説明変数導入時と比べると、メソッド分けのメリットが理解し難くなりました。
これを実感できるようになるのは、処理の単体テストを描き始めてからです。
単体テストというのは、「処理を呼び出した時に、期待した値(今であれば3日以内に公開された記事)を返すことを確認する処理」のことです。単体テストがあることで、処理を変更した後も正常に動作していること(壊れていないこと)を証明できます。
開発を進めていくと、仕様変更の依頼などが多々発生します。
例えば、最近公開された記事を「3日以内に公開」から「5日以内に公開」に変更して欲しいという依頼があったときに、下記の様な変更が発生すると思います。
Before
def hoge
# 何かの処理
recently_published_articles = Article.where(publication_start_at: 3.days.ago..Time.current)

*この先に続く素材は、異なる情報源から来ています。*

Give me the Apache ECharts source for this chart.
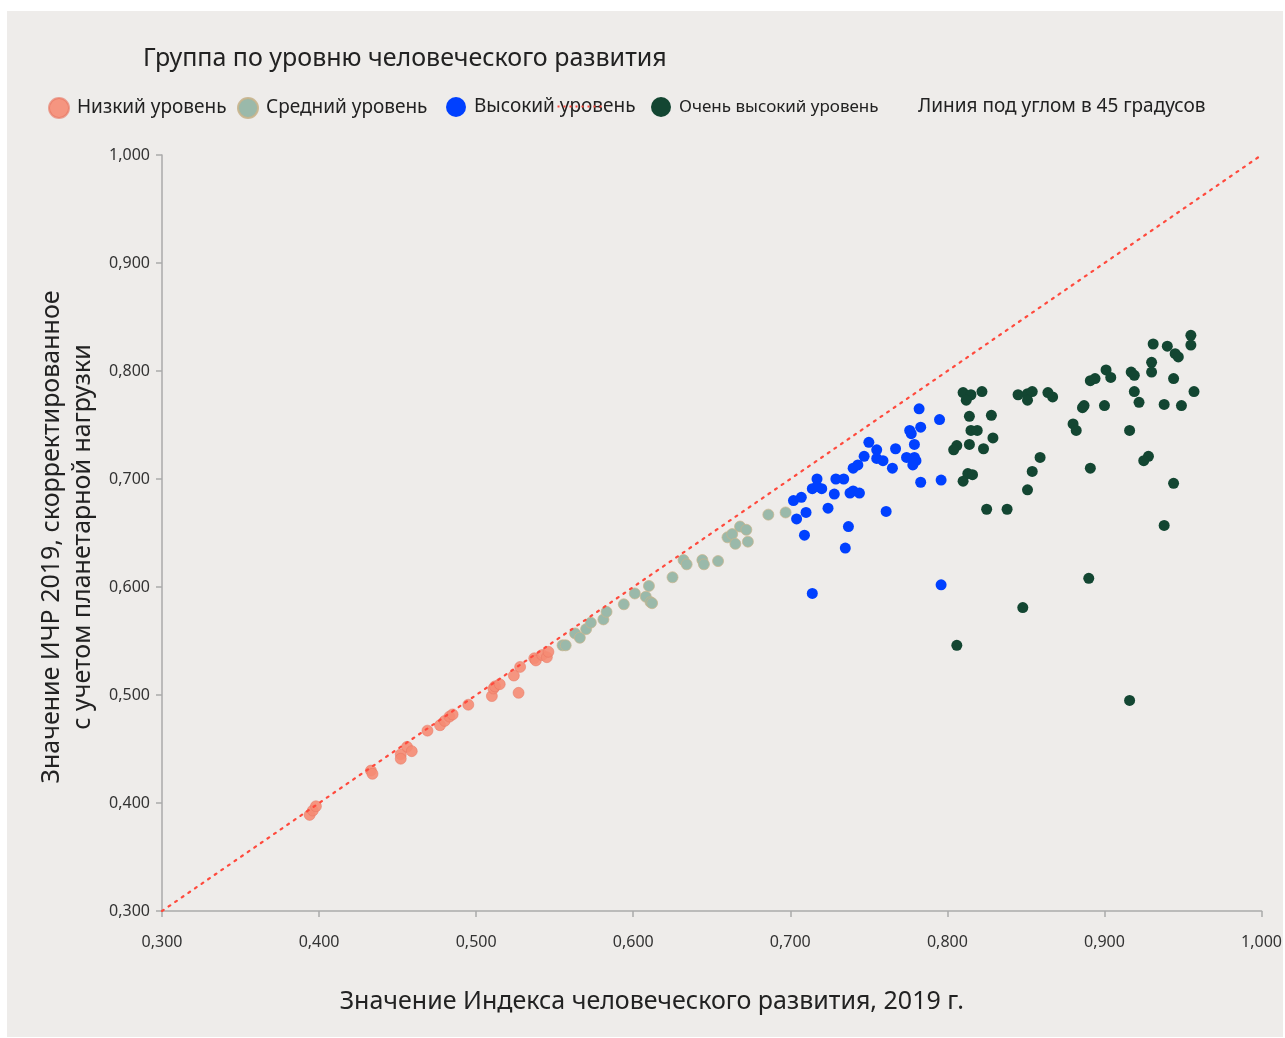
<!DOCTYPE html>
<html><head><meta charset="utf-8">
<script src="https://cdn.jsdelivr.net/npm/echarts@6/dist/echarts.min.js"></script>
<style>
html,body{margin:0;padding:0;background:#fff;}
#panel{position:absolute;left:7px;top:11px;width:1276px;height:1026px;background:#eeecea;}
#chart{position:absolute;left:0;top:0;width:1285px;height:1038px;}
</style></head>
<body><div id="panel"></div><div id="chart"></div>
<script>
const seriesNames = ['Низкий уровень','Средний уровень','Высокий уровень','Очень высокий уровень','Линия под углом в 45 градусов'];
const tickValues = [0.3,0.4,0.5,0.6,0.7,0.8,0.9,1.0];

const lowHdi = [
[0.394,0.389],[0.396,0.393],[0.398,0.397],[0.433,0.430],[0.434,0.427],[0.452,0.445],[0.452,0.441],
[0.456,0.452],[0.459,0.448],[0.469,0.467],[0.477,0.472],[0.480,0.476],[0.483,0.480],[0.485,0.482],
[0.495,0.491],[0.510,0.499],[0.511,0.506],[0.512,0.508],[0.515,0.510],[0.524,0.518],[0.527,0.502],
[0.528,0.526],[0.537,0.534],[0.538,0.532],[0.542,0.537],[0.545,0.535],[0.546,0.540]
];
const mediumHdi = [
[0.555,0.546],[0.557,0.546],[0.563,0.557],[0.566,0.553],[0.570,0.561],[0.573,0.567],[0.581,0.570],
[0.583,0.577],[0.594,0.584],[0.601,0.594],[0.608,0.591],[0.610,0.601],[0.611,0.586],[0.612,0.585],
[0.625,0.609],[0.632,0.625],[0.634,0.621],[0.644,0.625],[0.645,0.621],[0.654,0.624],[0.660,0.646],
[0.663,0.649],[0.665,0.640],[0.668,0.656],[0.672,0.653],[0.673,0.642],[0.686,0.667],[0.697,0.669]
];
const highHdi = [
[0.782,0.765],[0.795,0.755],[0.783,0.748],[0.776,0.745],[0.777,0.742],[0.779,0.732],[0.750,0.734],
[0.767,0.728],[0.755,0.727],[0.774,0.720],[0.747,0.721],[0.755,0.719],[0.759,0.717],[0.779,0.720],
[0.780,0.717],[0.778,0.713],[0.743,0.713],[0.740,0.710],[0.765,0.710],[0.717,0.700],[0.729,0.700],
[0.734,0.700],[0.714,0.691],[0.717,0.693],[0.720,0.691],[0.783,0.697],[0.796,0.699],[0.707,0.683],
[0.702,0.680],[0.738,0.687],[0.740,0.689],[0.744,0.687],[0.728,0.686],[0.710,0.669],[0.704,0.663],
[0.724,0.673],[0.761,0.670],[0.737,0.656],[0.709,0.648],[0.735,0.636],[0.796,0.602],[0.714,0.594]
];
const veryHighHdi = [
[0.810,0.780],[0.815,0.778],[0.812,0.773],[0.822,0.781],[0.845,0.778],[0.851,0.779],[0.854,0.781],
[0.851,0.773],[0.864,0.780],[0.867,0.776],[0.814,0.758],[0.828,0.759],[0.815,0.745],[0.819,0.745],
[0.829,0.738],[0.814,0.732],[0.806,0.731],[0.804,0.727],[0.823,0.728],[0.859,0.720],[0.854,0.707],
[0.813,0.705],[0.816,0.704],[0.810,0.698],[0.851,0.690],[0.825,0.672],[0.838,0.672],[0.806,0.546],
[0.848,0.581],[0.890,0.608],[0.916,0.495],[0.955,0.833],[0.931,0.825],[0.940,0.823],[0.955,0.824],
[0.945,0.816],[0.947,0.813],[0.930,0.808],[0.930,0.799],[0.901,0.801],[0.904,0.794],[0.891,0.791],
[0.894,0.793],[0.917,0.799],[0.919,0.796],[0.944,0.793],[0.957,0.781],[0.919,0.781],[0.922,0.771],
[0.938,0.769],[0.949,0.768],[0.900,0.768],[0.887,0.768],[0.886,0.766],[0.880,0.751],[0.882,0.745],
[0.916,0.745],[0.928,0.721],[0.925,0.717],[0.891,0.710],[0.944,0.696],[0.938,0.657]
];
const diagonalLine = [[0.3,0.3],[1.0,1.0]];

const fmt = v => v.toFixed(3).replace('.', ',');
const txt = '#333333';
const font = 'Noto Sans';

const chart = echarts.init(document.getElementById('chart'), null, {renderer:'canvas'});
function sc(name, data, color, extra){
  return {
    name: name, type:'scatter', data: data, symbolSize: 11,
    itemStyle: Object.assign({color: color, opacity: 1}, extra || {}),
    emphasis:{disabled:true}, z: 2
  };
}
function leg(name, left, icon, size){
  return {
    data:[{name: name, icon: icon}],
    left: left, top: 97, padding: 0, itemWidth: icon === 'none' ? 0 : 20, itemHeight: 20, itemGap: 0,
    textStyle:{fontFamily: font, fontSize: size, color: '#222', padding:[0,0,0,icon === 'none' ? 0 : 3]},
    selectedMode: false
  };
}
chart.setOption({
  animation: false,
  backgroundColor: 'transparent',
  title: {
    text: 'Группа по уровню человеческого развития',
    left: 143, top: 46, padding: 0,
    textStyle: {fontFamily: font, fontSize: 25, fontWeight: 'normal', color: '#222'}
  },
  legend: [
    leg(seriesNames[0], 48, 'circle', 19),
    leg(seriesNames[1], 237, 'circle', 19),
    leg(seriesNames[2], 446, 'circle', 19),
    leg(seriesNames[3], 651, 'circle', 17),
    leg(seriesNames[4], 913, 'none', 19)
  ],
  graphic: [{
    type: 'line', left: 555, top: 104,
    shape: {x1: 0, y1: 0, x2: 44, y2: 0},
    style: {stroke: '#ff4a3d', lineWidth: 2, lineDash: [2, 4]}, z: 100
  }],
  grid: {left: 162, right: 22, top: 155, bottom: 127},
  xAxis: {
    type: 'value', min: 0.3, max: 1.0, interval: 0.1,
    name: 'Значение Индекса человеческого развития, 2019 г.',
    nameLocation: 'middle', nameGap: 78,
    nameTextStyle: {fontFamily: font, fontSize: 25, color: '#222', padding: [0, 120, 0, 0]},
    axisLine: {show: true, lineStyle: {color: '#aaaaaa', width: 1.5}},
    axisTick: {show: true, length: 6, lineStyle: {color: '#aaaaaa', width: 1.5}},
    axisLabel: {formatter: fmt, fontFamily: font, fontSize: 16, color: txt, margin: 23},
    splitLine: {show: false}
  },
  yAxis: {
    type: 'value', min: 0.3, max: 1.0, interval: 0.1,
    name: 'Значение ИЧР 2019, скорректированное\nс учетом планетарной нагрузки',
    nameLocation: 'middle', nameGap: 62, nameRotate: 90,
    nameTextStyle: {fontFamily: font, fontSize: 25, color: '#222', lineHeight: 31, padding: [0, 8, 0, 0]},
    axisLine: {show: true, lineStyle: {color: '#aaaaaa', width: 1.5}},
    axisTick: {show: true, length: 6, lineStyle: {color: '#aaaaaa', width: 1.5}},
    axisLabel: {formatter: fmt, fontFamily: font, fontSize: 16, color: txt, margin: 12},
    splitLine: {show: false}
  },
  series: [
    sc(seriesNames[0], lowHdi, '#f58c74', {borderColor:'rgba(232,115,95,0.7)', borderWidth: 0.8, opacity: 0.9}),
    sc(seriesNames[1], mediumHdi, '#9ab9aa', {borderColor:'rgba(200,180,140,0.9)', borderWidth: 0.8}),
    sc(seriesNames[2], highHdi, '#0040ff'),
    sc(seriesNames[3], veryHighHdi, '#134632'),
    {
      name: seriesNames[4], type: 'line', data: diagonalLine, symbol: 'none', z: 5,
      lineStyle: {color: '#ff4a3d', width: 2.2, type: [2, 6], cap: 'round'},
      itemStyle: {color: '#ff4a3d'},
      emphasis: {disabled: true}
    }
  ]
});
</script></body></html>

recently_published_articles.each do |article|
# 何かの処理
end
# 何かの処理
end
# --- RSpecを使ったテスト ---
describe 'hoge' do
it '最近公開された記事に対して何かの処理を行う' do
expect(hoge).to eq '何かの結果'
end
end
上記のhoge
に変更を加えて処理が壊れてしまったとき、
「最近公開された記事」を取得する処理に問題があるのか、それ以外の処理に問題があるのかを特定することが大変です。
下記のようにメソッドを分け、メソッドの単体テストを追加することで、「最近公開された記事」の取得は問題ないことを証明でき、hoge
内の「最近公開された記事」を取得する処理以外の処理に問題があることが分かるようになり、問題の特定が容易になります。
After
def hoge
# 何かの処理
recently_published_articles.each do |article|
# 何かの処理
end
# 何かの処理
end
def recently_published_articles
Article.where(publication_start_at: 3.days.ago..Time.current)
end
# --- RSpecを使ったテスト ---
describe 'hoge' do
it '最近公開された記事に対して何かの処理を行う' do
expect(hoge).to eq '何かの結果'
end
end
describe 'recently_published_articles' do
it '5日以内に公開された記事を返す' do
# 記事データの準備
article1 = Article.create(title: '4日前に公開された記事', publication_start_at: 4.days.ago)
article2 = Article.create(title: '5日前に公開された記事', publication_start_at: 5.days.ago)
expect(recently_published_articles).to eq [article2]
end
end
最後に
ここまで説明変数の導入から、メソッド分けまでの発展的な内容を解説しましたが、場合によっては使わない方がいいケースもあります。
導入において大切な考え方は、「デメリット < メリット」になる時にのみ導入するという考え方です。コードを理解するのに時間がかかる様では元も子もありません。
「じゃあどういう時に使えばいいんだ?」と分かり難くなってしまいますが、時間をかけて慣れて覚えていくしかないと考えています。また、プログラマーによって考え方が違うこともあります。少しづつ覚えていけばよいと思います
この記事に書いた知識については、下記の書籍で知り、業務で実践することで理解していきました。
- 「リーダブルコード」
- 8章 巨大な式を分割する
- 説明変数、要約変数
- 10章 無関係の下位問題を抽出する
- 入門的な例
- 思いも寄らない恩恵
- 8章 巨大な式を分割する
- 「リファクタリング:Rubyエディション 」
- 6章 メソッドの構成方法 6.1 メソッドの抽出
ご拝読ありがとうございました。